What distinguishes Bonnybridge from many UFO hotspots is the caliber of its witnesses. Police officers have filed official reports of unusual aerial activity. Teachers and school administrators have observed objects that defied their understanding of physics. Local councillors have witnessed phenomena that convinced them to advocate for official investigation. Entire families have watched strange lights together, providing multiple independent perspectives on single events.

These witnesses are not credulous believers eager to see aliens. Many were skeptics before their experiences, and some remain uncertain about what they observed even while acknowledging that it defied conventional explanation. The diversity and credibility of witnesses makes the Bonnybridge phenomenon particularly challenging to dismiss.

Official Response

Local government has taken the unusual step of formally requesting national investigation of the Bonnybridge phenomenon. Town councillor James Walker compiled extensive documentation of sightings and submitted requests to British Prime Ministers including John Major and Tony Blair, asking for official government inquiry into what was occurring over Scottish skies.
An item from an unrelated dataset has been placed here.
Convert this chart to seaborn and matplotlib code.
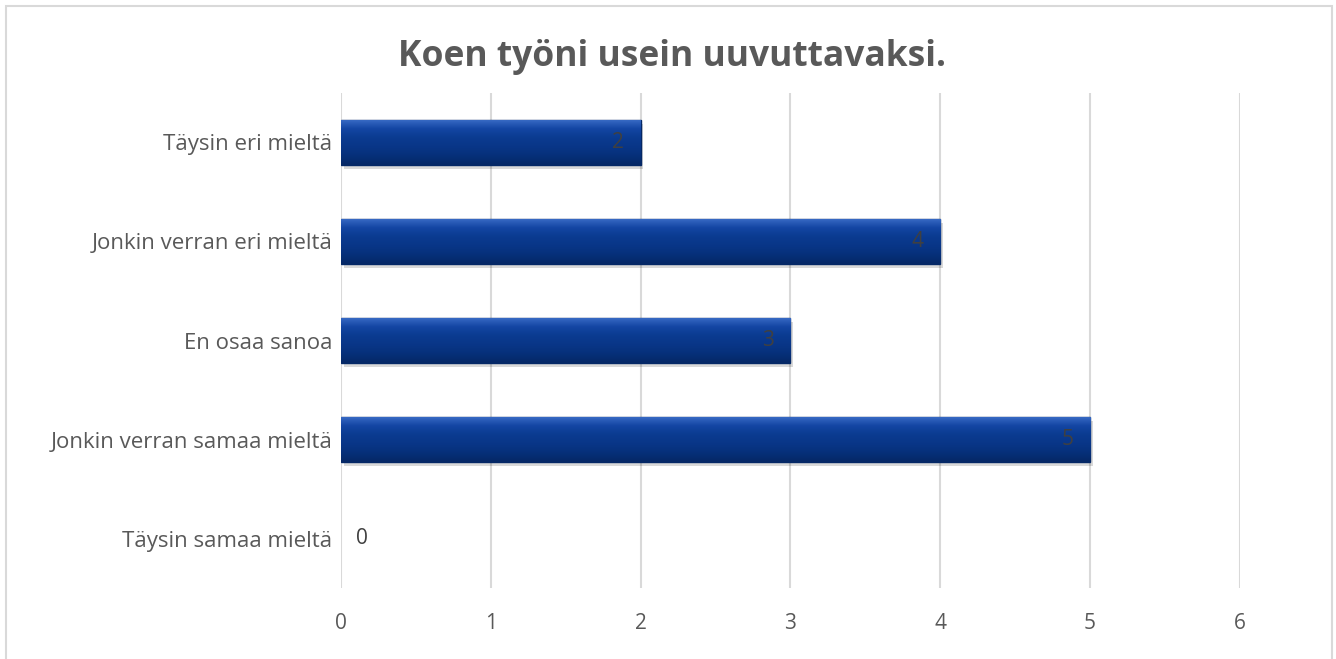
import numpy as np
import pandas as pd
import matplotlib
matplotlib.use("Agg")
import matplotlib.pyplot as plt
import matplotlib.patheffects as pe
from matplotlib.patches import Rectangle
import seaborn as sns

# Data
categories = ["Täysin eri mieltä", "Jonkin verran eri mieltä", "En osaa sanoa",
              "Jonkin verran samaa mieltä", "Täysin samaa mieltä"]
counts = [2, 4, 3, 5, 0]
title = "Koen työni usein uuvuttavaksi."

df = pd.DataFrame({"vastaus": categories, "lkm": counts})

sns.set_style("white")
plt.rcParams["font.family"] = ["Open Sans", "DejaVu Sans"]

gray = "#595959"

fig = plt.figure(figsize=(13.36, 6.59), dpi=100)
ax = fig.add_axes([0.2552, 0.1077, 0.6728, 0.7512])

sns.barplot(data=df, x="lkm", y="vastaus", color="#0a3a8e", width=0.46,
            saturation=1, ax=ax, zorder=3)

# gradient + bevel look on the bars
grad = np.linspace(0, 1, 64).reshape(-1, 1)
cmap = matplotlib.colors.LinearSegmentedColormap.from_list(
    "bevel", ["#3a6cc6", "#1446a4", "#0b3b90", "#093688", "#06307a", "#052866"])
for p in ax.patches:
    if p.get_width() <= 0:
        p.set_visible(False)
        continue
    x0, y0 = p.get_x(), p.get_y()
    w, h = p.get_width(), p.get_height()
    p.set_edgecolor("#052866")
    p.set_linewidth(1)
    p.set_path_effects([pe.withSimplePatchShadow(offset=(2, -3), shadow_rgbFace="#000000", alpha=0.15)])
    im = ax.imshow(grad, extent=[x0, x0 + w, y0 + h, y0], aspect="auto",
                   cmap=cmap, zorder=3.5, interpolation="bicubic")
    im.set_clip_path(p)

# data labels
for i, v in enumerate(counts):
    if v > 0:
        ax.text(v - 0.11, i, str(v), ha="right", va="center", fontsize=15,
                color="#404040", zorder=5)
    else:
        ax.text(v + 0.1, i, str(v), ha="left", va="center", fontsize=15,
                color="#404040", zorder=5)

ax.set_xlim(0, 6)
ax.set_ylim(4.5, -0.5)
ax.set_xticks(range(0, 7))
ax.xaxis.grid(True, color="#d9d9d9", linewidth=1.5, zorder=0)
ax.set_axisbelow(True)
for s in ax.spines.values():
    s.set_visible(False)
ax.tick_params(axis="both", length=0, labelsize=15, colors=gray)
ax.tick_params(axis="y", labelsize=16, pad=6)
ax.tick_params(axis="x", pad=18)
ax.set_xlabel("")
ax.set_ylabel("")

fig.text(0.503, 0.913, title, ha="center", va="center", fontsize=25.5,
         fontweight="bold", color=gray)

# chart border
fig.patches.append(Rectangle((0.0045, -0.01), 0.9925, 1.0009,
                             transform=fig.transFigure, fill=False,
                             edgecolor="#d9d9d9", linewidth=1.5))

fig.savefig("out.png", dpi=100)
The responses were noncommittal at best. The national government showed no interest in investigating, leaving Bonnybridge residents to document and analyze the phenomenon themselves. This official indifference has frustrated those who feel that the unprecedented concentration of sightings deserves serious scientific attention, while simultaneously fueling speculation about potential cover-ups.

Theories

Multiple explanations have been proposed for Bonnybridge’s extraordinary UFO activity. Some researchers point to potential geological factors—unusual mineral deposits or tectonic stress that might produce unexplained lights or interfere with perception. The proximity to flight paths and industrial facilities offers more prosaic possibilities. The power of suggestion, once Bonnybridge became known as a UFO hotspot, might prompt residents to notice and report phenomena they would otherwise dismiss.

None of these explanations fully account for the phenomenon. The sightings predate Bonnybridge’s reputation, and the volume of reports from credible witnesses resists simple debunking. Whatever is happening over this small Scottish town remains genuinely mysterious, a concentration of unexplained aerial activity that continues to defy explanation.